Все это значит, что линии между наукой и лженаукой не проступают четко, и еще значит, что до поры, пока не обнаружены зримые доказательства в пользу противоположной идеи, принятая точка зрения не может быть объявлена ложной, хотя бы она кое-кому и казалась таковой. Точно так же и представления, которые противоречат сегодняшнему пониманию, неверно списывать как лженаучные.
Скажем, для своей эпохи идея теплорода, поиски алхимиков, астрология, очевидно, не являлись псевдонаучными, но они оказались ими, когда оформились кинетическая теория тепла, химия, астрономия. Более того, замечает академик В. Гинзбург, до создания термодинамики было бы несправедливо зачислять в ряды ложных учений даже усилия строить вечный двигатель.
Это оценкой прошлого науки. Полезно следовать столь же осмотрительной тактике, заботясь о ее будущем. Порой ученое сообщество крайне щедро раздает обвинения в лженаучности тем, кто не проявил «верноподданнических» убеждений к господствующей парадигме, кто выказал недовольство общепринятыми законами. Заслушаем на сей счет мнение советского академика медицинской науки О. Борояна. Обычно, пишет он, идея, которая противостоит истине, считается ошибочной со всеми исходящими от нее следствиями. Так ли это?
Характерная ситуация. Несмотря на прогресс медицины, немало безнадежно больных раком, в отношении которых классные специалисты, чей авторитет вне подозрения, категоричны: мы бессильны, больному жить две-три недели. Но ведь живет же такой обреченный годы и десятилетия! Это факт, что рядовым провинциальным врачам удается с помощью только им известных методик таких больных спасти. Увы, высококвалифицированный корпус решительно отметает сии лечения как псевдолечения. И совершенно напрасно. О. Бороян уверен: «Деление работников науки на ученых и лжеученых не имеет под собой почвы».
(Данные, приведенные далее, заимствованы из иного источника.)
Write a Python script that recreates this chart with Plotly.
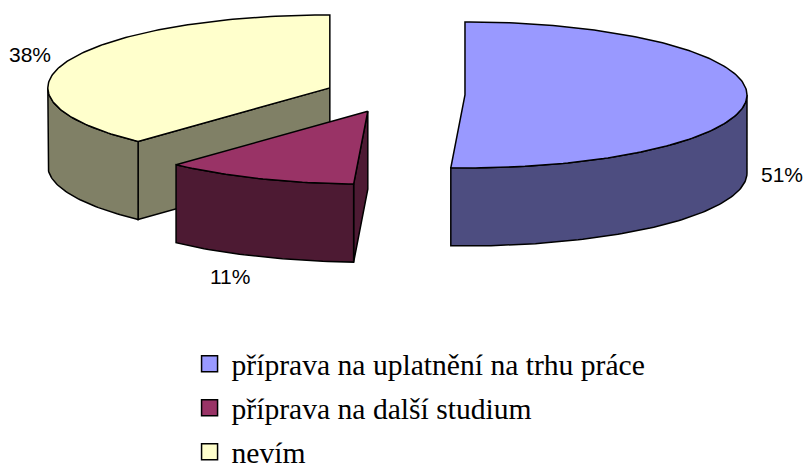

Положим, с последним не согласимся. Все же размежевание есть, и основания тому имеются. Оттого рядом с наукой, к сожалению, процветает лженаука. О. Бороян прав в одном: подобные разграничения провести трудно, если использовать только те критерии, которые применяются в самой науке.
В связи с этим кажется разумным принять следующее: ключ к размежеванию на линии «научно — лженаучно» находится не в параграфах теории познания и не у обладателей здравого смысла и т. п., а совсем в другой сфере — в сфере нравственно-этического.
Иной раз подверженность науки определениям морали отвергается по тем соображениям, что, мол, законы природы, которые мы открываем, даже тени нравственного смысла не содержат. Какое отношение имеет, скажем, закон всемирного тяготения к этической норме? Так квалифицирует ситуацию, например, академик А. Несмеянов. Близкой позиции придерживается и академик А. Спирин: «В науку нельзя вносить этические нормы. Цель науки, — заявляет он, — поиск истины, а истина аморальной быть не может».
Конечно, А. Спирин прав, когда говорит, что истина — это гносеологическая, а не этическая категория. Но мы не можем согласиться с тем, что наука якобы исключает применение к ней моральных оценок, словно бы познавательная деятельность и этические нормы никоим образом не пересекаются.
Однако, сколь ни отличны по природе наука и этика, сколь ни далеки их цели, точки сопряжения между ними все же есть.
Если перед нами действительно исследователь, человек, который не держит иных мыслей, кроме как постижение природы, он не только верен истине, но и поступает по совести. Ибо истинное знание составляет такое содержание, которое очищено от личных пристрастий, лишено симпатий и антипатий автора — творца, свободно от определений его «я». Добытый результат обязан вступать в обиход не искаженным приблизительностью чьих бы то ни было мнений и пожеланий. «Постараемся же хорошо мыслить: вот основа нравственности». Такова установка великого французского ученого Блеза Паскаля. Но «хорошо мыслить» — это и значит мыслить правильно, эффективно, достигая цели, а цель и есть истина.
Собственно, больших ученых как раз отличали высокие моральные качества. Советский генетик А. Малиновский как-то провел статистический анализ зависимостей уровня теоретического мышления исследователя и его нравственных характеристик. Он установил, что выдающиеся теоретики обладали глубокими этическими свойствами.
Такая корреляция отнюдь не простое совпадение: лишь высоконравственный человек (будь то ученый или не ученый) способен бескомпромиссно, при «любой погоде» побороться за истину. Так уверенно пересекаются истина и справедливость, а моральные ориентиры привлекаются, чтобы оценивать результаты познания.